A: The analysis looks for long, contiguous matches between evaluation and training data to avoid fragmentation. It tries multiple minimum match lengths and reports the longest that shows evidence of contamination.

Q: What techniques were used to improve multi-turn capabilities? How were they evaluated?
A: Ghost Attention (GAtt) was proposed to help the model attend to key prompt attributes over multiple turns. GAtt improved consistency in human evaluations up to 20 turns.

Q: What steps were taken to enable reproducible release and research?
A: The authors released full model details, training methodology, evaluation data, code examples, a responsible use guide, and a discussion of limitations to enable reproducibility and safe deployment.

Q: What was the motivation behind releasing Llama 2 openly?
A: The authors aimed to encourage responsible AI innovation, draw on community wisdom for improving safety, increase access to foundational models, and consolidate costs so others don’t repeat expensive training.

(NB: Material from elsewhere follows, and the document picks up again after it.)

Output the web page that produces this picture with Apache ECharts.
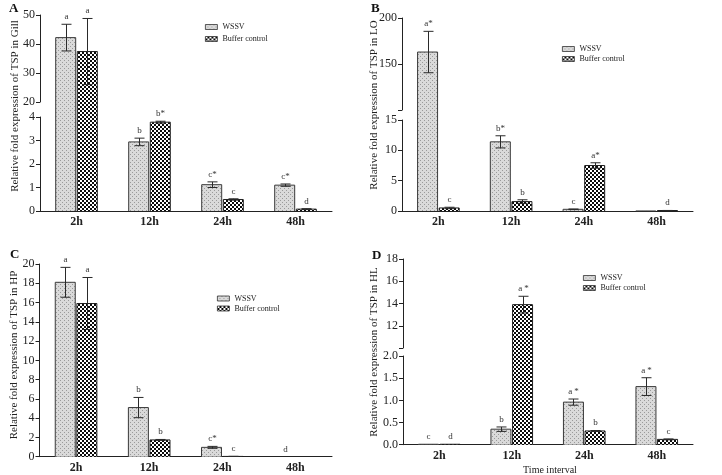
<!DOCTYPE html>
<html><head><meta charset="utf-8">
<script src="https://cdn.jsdelivr.net/npm/echarts@6/dist/echarts.min.js"></script>
<style>html,body{margin:0;padding:0;background:#fff}#c{width:722px;height:475px}</style>
</head><body><div id="c"></div>
<script>
// ---------------- data ----------------
const categories = ['2h', '12h', '24h', '48h'];
const seriesNames = ['WSSV', 'Buffer control'];

// A – Gill
const gillWSSV = [42.2, 2.94, 1.12, 1.10];
const gillWSSVErr = [4.6, 0.16, 0.12, 0.05];
const gillBuffer = [37.4, 3.78, 0.49, 0.08];
const gillBufferErr = [11.4, 0.04, 0.03, 0.02];
const gillWSSVSig = ['a', 'b', 'c*', 'c*'];
const gillBufferSig = ['a', 'b*', 'c', 'd'];

// B – LO
const loWSSV = [163, 11.4, 0.28, 0.01];
const loWSSVErr = [22.5, 1.0, 0.05, 0];
const loBuffer = [0.5, 1.55, 7.5, 0.08];
const loBufferErr = [0.12, 0.3, 0.45, 0.01];
const loWSSVSig = ['a*', 'b*', 'c', ''];
const loBufferSig = ['c', 'b', 'a*', 'd'];

// C – HP
const hpWSSV = [18.1, 5.1, 0.97, 0];
const hpWSSVErr = [1.55, 1.05, 0.1, 0];
const hpBuffer = [15.9, 1.74, 0.03, 0];
const hpBufferErr = [2.7, 0.05, 0.01, 0];
const hpWSSVSig = ['a', 'b', 'c*', 'd'];
const hpBufferSig = ['a', 'b', 'c', ''];

// D – HL
const hlWSSV = [0.01, 0.35, 0.96, 1.31];
const hlWSSVErr = [0, 0.05, 0.07, 0.2];
const hlBuffer = [0.01, 13.9, 0.31, 0.12];
const hlBufferErr = [0, 0.75, 0.01, 0.01];
const hlWSSVSig = ['c', 'b', 'a *', 'a *'];
const hlBufferSig = ['d', 'a *', 'b', 'c'];

// ---------------- style ----------------
const FONT = '"Liberation Serif", "Times New Roman", serif';
const INK = '#222';
const BAR_W = 20, BAR_GAP = 0.08;
const OFF = BAR_W * (1 + BAR_GAP) / 2;
const CAP = 5;

function makePattern(w, h, draw) {
  const c = document.createElement('canvas');
  c.width = w; c.height = h;
  draw(c.getContext('2d'));
  return { image: c, repeat: 'repeat' };
}
const wssvPattern = makePattern(4, 4, ctx => {
  ctx.fillStyle = '#dadada'; ctx.fillRect(0, 0, 4, 4);
  ctx.fillStyle = '#9a9a9a'; ctx.fillRect(0, 0, 1, 1); ctx.fillRect(2, 2, 1, 1);
});
const bufPattern = makePattern(4, 4, ctx => {
  ctx.fillStyle = '#0a0a0a'; ctx.fillRect(0, 0, 4, 4);
  ctx.fillStyle = '#ffffff'; ctx.fillRect(0, 0, 2, 2); ctx.fillRect(2, 2, 2, 2);
});

const option = { animation: false, grid: [], xAxis: [], yAxis: [], series: [], legend: [], graphic: [] };

// outline of the bars (drawn per grid so broken bars stay seamless), error bars and letters
function overlaySeries(g, vals, errs, sigs, off, outline) {
  return {
    type: 'custom', xAxisIndex: g, yAxisIndex: g, z: 5, silent: true,
    data: vals.map((v, i) => [i, v]),
    renderItem: function (params, api) {
      const i = params.dataIndex;
      const v = vals[i], e = errs[i], s = sigs[i];
      const cs = params.coordSys;
      const top = cs.y, bot = cs.y + cs.height;
      const c = api.coord([i, v]);
      const base = api.coord([i, 0])[1];
      const ch = [];
      const os = { stroke: outline, lineWidth: 1 };
      const xl = c[0] + off - BAR_W / 2, xr = xl + BAR_W;
      const a = Math.max(c[1], top), b = Math.min(base, bot);
      if (b > a) {
        ch.push({ type: 'line', shape: { x1: xl, y1: a, x2: xl, y2: b }, style: os });
        ch.push({ type: 'line', shape: { x1: xr, y1: a, x2: xr, y2: b }, style: os });
      }
      if (c[1] < top - 0.5 || c[1] > bot + 0.5) return { type: 'group', children: ch };
      if (v > 0) ch.push({ type: 'line', shape: { x1: xl, y1: c[1], x2: xr, y2: c[1] }, style: os });
      const x = Math.round(c[0] + off) + 0.5;
      const yt = api.coord([i, v + e])[1];
      const yb = api.coord([i, Math.max(v - e, 0)])[1];
      const ls = { stroke: '#2a2a2a', lineWidth: 1 };
      if (e > 0) {
        ch.push({ type: 'line', shape: { x1: x, y1: Math.max(yt, top), x2: x, y2: Math.min(yb, bot) }, style: ls });
        if (yt >= top) ch.push({ type: 'line', shape: { x1: x - CAP, y1: yt, x2: x + CAP, y2: yt }, style: ls });
        if (yb <= bot && v - e > 0) ch.push({ type: 'line', shape: { x1: x - CAP, y1: yb, x2: x + CAP, y2: yb }, style: ls });
      }
      if (s) {
        ch.push({ type: 'text', style: { text: s, x: x, y: Math.min(yt, c[1]) - 3, align: 'center', verticalAlign: 'bottom', font: '9px ' + FONT, fill: '#333' } });
      }
      return { type: 'group', children: ch };
    }
  };
}

function addSeries(g, p) {
  option.series.push({ type: 'bar', name: seriesNames[0], xAxisIndex: g, yAxisIndex: g, data: p.wssv, barWidth: BAR_W, barGap: (BAR_GAP * 100) + '%', itemStyle: { color: wssvPattern, borderColor: '#3a3a3a', borderWidth: 0 }, silent: true });
  option.series.push({ type: 'bar', name: seriesNames[1], xAxisIndex: g, yAxisIndex: g, data: p.buf, barWidth: BAR_W, barGap: (BAR_GAP * 100) + '%', itemStyle: { color: bufPattern, borderColor: '#222', borderWidth: 0 }, silent: true });
  option.series.push(overlaySeries(g, p.wssv, p.wssvErr, p.wssvSig, -OFF, '#3a3a3a'));
  option.series.push(overlaySeries(g, p.buf, p.bufErr, p.bufSig, OFF, '#222'));
}

function addPanel(p) {
  const segs = p.segs;
  segs.forEach((s, k) => {
    const last = k === segs.length - 1;
    const gi = option.grid.length;
    option.grid.push({ left: p.left, top: s.top, width: p.width, height: s.bottom - s.top });
    option.xAxis.push({
      gridIndex: gi, type: 'category', data: categories, show: last,
      axisLine: { lineStyle: { color: INK, width: 1 } }, axisTick: { show: false },
      axisLabel: { fontFamily: FONT, fontSize: 12, fontWeight: 'bold', color: INK, margin: 5 }
    });
    option.yAxis.push({
      gridIndex: gi, type: 'value', min: s.min, max: s.max, interval: s.interval,
      axisLine: { show: true, lineStyle: { color: INK, width: 1 } },
      axisTick: { show: true, length: 4, lineStyle: { color: INK } },
      splitLine: { show: false },
      axisLabel: { fontFamily: FONT, fontSize: 12, color: INK, margin: 5, formatter: s.fmt }
    });
    let bi = gi;
    if (!last) {
      const h = segs[k + 1].top - s.top;
      const bmin = s.max - (s.max - s.min) * h / (s.bottom - s.top);
      bi = option.grid.length;
      option.grid.push({ left: p.left, top: s.top, width: p.width, height: h });
      option.xAxis.push({ gridIndex: bi, type: 'category', data: categories, show: false });
      option.yAxis.push({ gridIndex: bi, type: 'value', min: bmin, max: s.max, show: false, splitLine: { show: false } });
    }
    addSeries(bi, p);
  });
  option.legend.push({
    left: p.legend[0], top: p.legend[1], orient: 'vertical', padding: 0,
    itemWidth: 12, itemHeight: 5, itemGap: p.legend[2], icon: 'rect', selectedMode: false,
    itemStyle: { borderColor: '#333', borderWidth: 0.8 },
    data: seriesNames, textStyle: { fontFamily: FONT, fontSize: 8, color: INK, lineHeight: 10 }
  });
  option.graphic.push({ type: 'text', x: p.name[0], y: p.name[1], rotation: Math.PI / 2, style: { text: p.name[2], align: 'center', verticalAlign: 'middle', font: '11px ' + FONT, fill: INK } });
  option.graphic.push({ type: 'text', x: p.letter[0], y: p.letter[1], style: { text: p.letter[2], font: 'bold 13px ' + FONT, fill: '#111' } });
}

const hideAt = hv => (v => (Math.abs(v - hv) < 1e-9 ? '' : String(v)));

addPanel({
  left: 40, width: 292,
  segs: [
    { top: 15, bottom: 102, min: 20, max: 50, interval: 10 },
    { top: 117, bottom: 211, min: 0, max: 4, interval: 1 }
  ],
  wssv: gillWSSV, wssvErr: gillWSSVErr, wssvSig: gillWSSVSig,
  buf: gillBuffer, bufErr: gillBufferErr, bufSig: gillBufferSig,
  legend: [205, 22, 2], name: [15, 106, 'Relative fold expression of TSP in Gill'], letter: [9, 2, 'A']
});
addPanel({
  left: 402, width: 291,
  segs: [
    { top: 18, bottom: 110, min: 100, max: 200, interval: 50, fmt: hideAt(100) },
    { top: 120, bottom: 211, min: 0, max: 15, interval: 5 }
  ],
  wssv: loWSSV, wssvErr: loWSSVErr, wssvSig: loWSSVSig,
  buf: loBuffer, bufErr: loBufferErr, bufSig: loBufferSig,
  legend: [562, 44, 0], name: [374.5, 105, 'Relative fold expression of TSP in LO'], letter: [371, 2, 'B']
});
addPanel({
  left: 39.5, width: 292.5,
  segs: [
    { top: 264, bottom: 456.7, min: 0, max: 20, interval: 2 }
  ],
  wssv: hpWSSV, wssvErr: hpWSSVErr, wssvSig: hpWSSVSig,
  buf: hpBuffer, bufErr: hpBufferErr, bufSig: hpBufferSig,
  legend: [217, 293.5, 0], name: [14.5, 355, 'Relative fold expression of TSP in HP'], letter: [10, 248, 'C']
});
addPanel({
  left: 403, width: 290,
  segs: [
    { top: 259, bottom: 348, min: 10, max: 18, interval: 2, fmt: hideAt(10) },
    { top: 356, bottom: 444.7, min: 0, max: 2, interval: 0.5, fmt: v => v.toFixed(1) }
  ],
  wssv: hlWSSV, wssvErr: hlWSSVErr, wssvSig: hlWSSVSig,
  buf: hlBuffer, bufErr: hlBufferErr, bufSig: hlBufferSig,
  legend: [583, 273, 0], name: [374.5, 352, 'Relative fold expression of TSP in HL'], letter: [372, 249, 'D']
});
option.graphic.push({ type: 'text', x: 550, y: 470, style: { text: 'Time interval', align: 'center', verticalAlign: 'middle', font: '10px ' + FONT, fill: INK } });

const chart = echarts.init(document.getElementById('c'), null, { renderer: 'canvas' });
chart.setOption(option);
</script>
</body></html>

Q: How does the helpfulness annotation process differ from existing datasets?
A: High-quality annotation focusing on dialogue was prioritized over scale, with only tens of thousands of examples needed. Annotators compared model samples rather than provided demonstrations.

Q: What techniques mitigated forgetting during iterative RLHF?
A: Using top samples from all prior iterations rather than just the latest helped avoid losing capabilities from previous versions.

Q: How did the authors balance safety and open-domain performance?
A: By prefacing prompts when collecting unsafe demonstrations for SFT, safety could be taught without reducing capabilities. Targeted RLHF focused on safety also avoided regressing open-domain performance.

Q: What analyses were done to characterize the training data?
A: Analyses examined language distributions, demographic representations based on pronouns and identity terms, and toxicity levels using classifier scores.